The scope of the invention should, therefore, be determined not with reference to the above description, but instead should be determined with reference to the appended claims along with their full scope of equivalents.

Claims (9)

WHAT IS CLAIMED IS:

1. In a computer database system, wherein queries are applied against stored data including at least one hierarchy representing divisions of the stored data and responses to queries depend on the hierarchy, a method comprising the steps of:
inputting a hierarchical data structure representing parent-child pairings;
generating a flattened hierarchical data structure representing a transitive closure of the hierarchy represented by the hierarchical data structure; and using the flattened hierarchical data structure in generating a response to a query.

2. The method of claim 1, wherein the hierarchical data structure represents a homogeneous hierarchy.

3. The method of claim 1, wherein the flattened hierarchical data structure is a horizontal representation.

4. The method of claim 1, wherein the flattened hierarchical data structure is a vertical representation.

5. The method of claim 1, wherein the hierarchical data structure includes attributes for parent nodes, attributes for child nodes, attributes specific to parent-child pairings, or a combination of more than one of the above.

6. The method of claim 1, wherein the hierarchical data structure is input as a relational data structure.

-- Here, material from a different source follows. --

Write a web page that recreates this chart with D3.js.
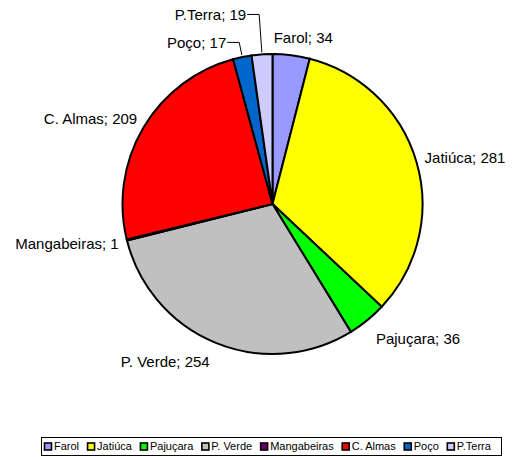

7. The method of claim 1, wherein the flattened hierarchical data structure is output as a relational data structure.

8. The method of claim 1, wherein the step of generating is performed before the computer database system receives a query for which a response to that query depends on the hierarchy.

9. The method of claim 1, further comprising the steps of:
determining when the hierarchical data structure changes;

when the hierarchical data structure changes, regenerating the flattened hierarchical data structure representing the transitive closure of the hierarchy represented by the hierarchical data structure.